Tencent’s Honour of Kings (王者荣耀), which spawned international edition Arena of Valor, has long been one of the world’s highest-grossing mobile games. But the multiplayer offering’s allegedly addictive popularity has also proved a burden, with state media outlet People’s Daily labeling it “poison.” In an attempt to improve the “Honour of Kings health system,” yesterday evening Tencent announced a real-name registration requirement that will apply to all China users.
In a way, the Weibo post by Tencent Games’ official account is nothing new. On September 15, Tencent had already begun conducting “the strictest real-name checks” for all new Honour of Kings users, and by October 16, the company started linking its existing users into a “public security authority data platform.” But yesterday’s announcement marked the first time that Tencent has required rather than suggested all users verify their real names. According to the company, the change has been implemented in Beijing already, with other areas to follow.
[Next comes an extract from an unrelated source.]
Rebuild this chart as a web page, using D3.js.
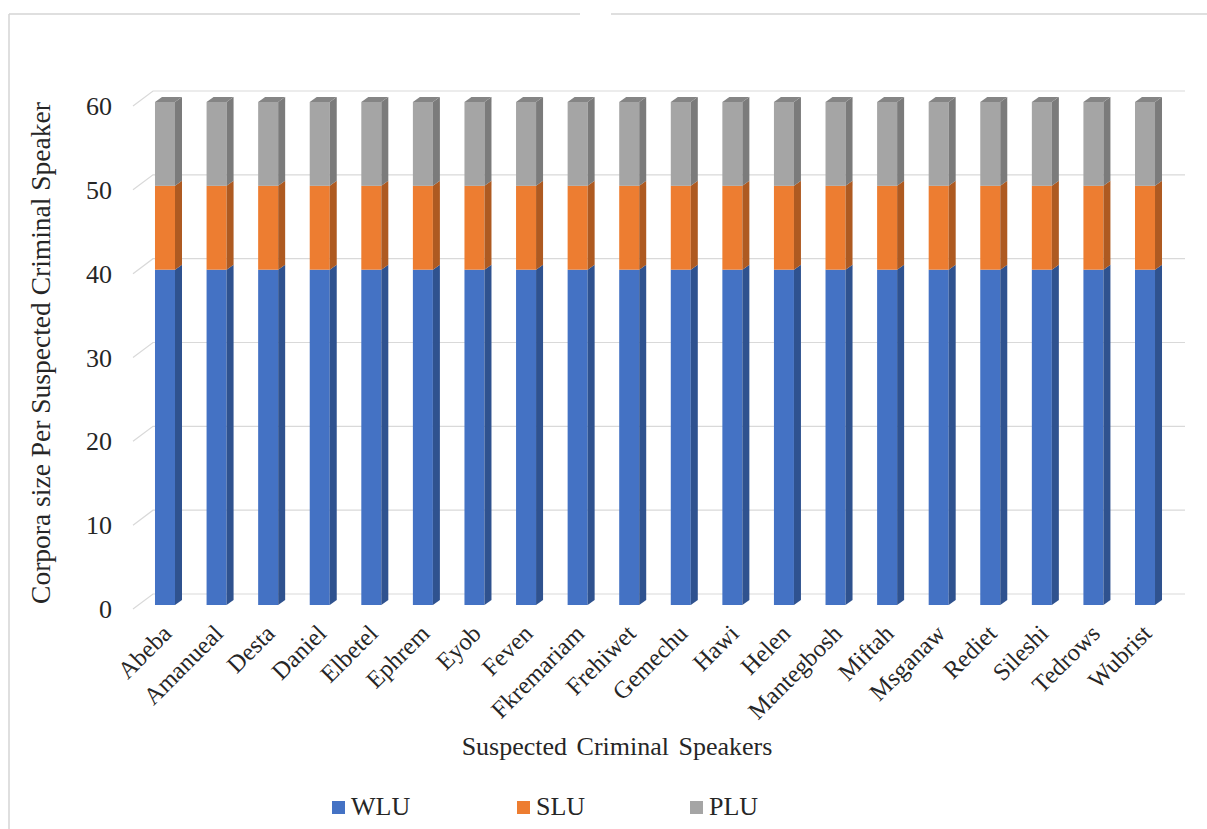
<!DOCTYPE html>
<html>
<head>
<meta charset="utf-8">
<script src="https://cdn.jsdelivr.net/npm/d3@7"></script>
<style>
  body { margin: 0; background: #fff; }
</style>
</head>
<body>
<div class="chart"></div>
<script>
const speakers = ["Abeba", "Amanueal", "Desta", "Daniel", "Elbetel", "Ephrem", "Eyob", "Feven",
  "Fkremariam", "Frehiwet", "Gemechu", "Hawi", "Helen", "Mantegbosh", "Miftah", "Msganaw",
  "Rediet", "Sileshi", "Tedrows", "Wubrist"];
const wlu = [40, 40, 40, 40, 40, 40, 40, 40, 40, 40, 40, 40, 40, 40, 40, 40, 40, 40, 40, 40];
const slu = [10, 10, 10, 10, 10, 10, 10, 10, 10, 10, 10, 10, 10, 10, 10, 10, 10, 10, 10, 10];
const plu = [10, 10, 10, 10, 10, 10, 10, 10, 10, 10, 10, 10, 10, 10, 10, 10, 10, 10, 10, 10];
const seriesNames = ["WLU", "SLU", "PLU"];
const yTicks = [0, 10, 20, 30, 40, 50, 60];

const colors = { WLU: "#4472C4", SLU: "#ED7D31", PLU: "#A5A5A5" };
const sideColors = { WLU: "#2F528F", SLU: "#AE5A21", PLU: "#7B7B7B" };
const topColors = { WLU: "#3A62A8", SLU: "#C96A28", PLU: "#858585" };

const serif = "'Liberation Serif', 'Times New Roman', Times, serif";

const rows = speakers.map((s, i) => ({ name: s, WLU: wlu[i], SLU: slu[i], PLU: plu[i] }));
const stacked = d3.stack().keys(seriesNames)(rows);

const svg = d3.select(".chart").append("svg")
  .attr("width", 1207)
  .attr("height", 829)
  .attr("font-family", serif)
  .style("font-family", serif);

// outer frame
const frame = svg.append("g").attr("stroke", "#d4d4d4").attr("stroke-width", 1.5);
frame.append("line").attr("x1", 9).attr("x2", 580).attr("y1", 14).attr("y2", 14);
frame.append("line").attr("x1", 611).attr("x2", 1207).attr("y1", 14).attr("y2", 14);
frame.append("line").attr("x1", 9).attr("x2", 9).attr("y1", 14).attr("y2", 829);

const x = d3.scaleBand().domain(speakers).range([129.2, 1180.8]).paddingInner(0.612).paddingOuter(0.5);
const y = d3.scaleLinear().domain([0, 60]).range([605, 102]);

const dx = 20, dy = -15;   // back-wall depth
const bx = 7, by = -5;     // bar depth

// gridlines (back wall) with left diagonals
const grid = svg.append("g").attr("stroke", "#d9d9d9").attr("stroke-width", 1.2).attr("fill", "none");
grid.selectAll("path").data(yTicks).join("path")
  .attr("d", d => `M133,${y(d) + 4} L${133 + dx},${y(d) + 4 + dy} L1185,${y(d) + 4 + dy}`);

// tick labels
svg.append("g").selectAll("text").data(yTicks).join("text")
  .attr("x", 112)
  .attr("y", d => y(d) + 4)
  .attr("dy", "0.35em")
  .attr("text-anchor", "end")
  .attr("fill", "#262626")
  .style("font-size", "26px")
  .text(d => d);

// bars
const bars = svg.append("g");
stacked.forEach(layer => {
  const key = layer.key;
  const g = bars.append("g");
  g.selectAll("rect").data(layer).join("rect")
    .attr("x", d => x(d.data.name))
    .attr("y", d => y(d[1]))
    .attr("width", x.bandwidth())
    .attr("height", d => y(d[0]) - y(d[1]))
    .attr("fill", colors[key]);
  g.selectAll("path.side").data(layer).join("path")
    .attr("class", "side")
    .attr("fill", sideColors[key])
    .attr("d", d => {
      const x1 = x(d.data.name) + x.bandwidth();
      return `M${x1},${y(d[1])} L${x1 + bx},${y(d[1]) + by} L${x1 + bx},${y(d[0]) + by} L${x1},${y(d[0])} Z`;
    });
  if (key === "PLU") {
    g.selectAll("path.top").data(layer).join("path")
      .attr("class", "top")
      .attr("fill", topColors[key])
      .attr("d", d => {
        const x0 = x(d.data.name), x1 = x0 + x.bandwidth(), yt = y(d[1]);
        return `M${x0},${yt} L${x0 + bx},${yt + by} L${x1 + bx},${yt + by} L${x1},${yt} Z`;
      });
  }
});

// category labels
svg.append("g").selectAll("text").data(speakers).join("text")
  .attr("transform", d => `translate(${x(d) + x.bandwidth() / 2 + 8},${635}) rotate(-45)`)
  .attr("text-anchor", "end")
  .attr("fill", "#262626")
  .style("font-size", "24.5px")
  .text(d => d);

// axis titles
svg.append("text")
  .attr("x", 617)
  .attr("y", 755)
  .attr("text-anchor", "middle")
  .attr("fill", "#262626")
  .style("font-size", "26px")
  .style("word-spacing", "3px")
  .text("Suspected Criminal Speakers");

svg.append("text")
  .attr("transform", "translate(50,353) rotate(-90)")
  .attr("text-anchor", "middle")
  .attr("fill", "#262626")
  .style("font-size", "27.5px")
  .text("Corpora size Per Suspected Criminal Speaker");

// legend
const legendX = [332, 517, 690];
const legend = svg.append("g").selectAll("g").data(seriesNames).join("g")
  .attr("transform", (d, i) => `translate(${legendX[i]},0)`);
legend.append("rect")
  .attr("x", 0).attr("y", 801)
  .attr("width", 13).attr("height", 13)
  .attr("fill", d => colors[d]);
legend.append("text")
  .attr("x", 19).attr("y", 815)
  .attr("fill", "#262626")
  .style("font-size", "26px")
  .text(d => d);
</script>
</body>
</html>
Players using a Beijing IP address will be prompted to complete the real-name verification process or be forbidden from logging in. All local game accounts will also be cross-checked with the government data platform.
The measures are largely intended to crack down on minors who use alternate accounts or otherwise circumvent Honour of Kings’ current restrictions: users 12 and under can only play one hour per diem during daylight hours, while 13 to 17-year-olds are allowed two. Under the new rules, a minor’s real-name information can only be used to register one gaming account across both WeChat and QQ.
In the future, Tencent plans to integrate more of its gaming products into the public security authority platform.
Real-name requirements are only one measure Tencent deploys to deter minors from gaming too much. It’s also testing out facial recognition as an additional verification measure on Honour of Kings, although that feature has yet to see an official launch.
The company’s efforts to appease authorities have made a cut into its gaming profits – Tencent stocks hit a 15-month low earlier this month – and potentially even players’ privacy. But in its furious efforts to address potential addiction, it’s certainly setting new precedents for the gaming industry.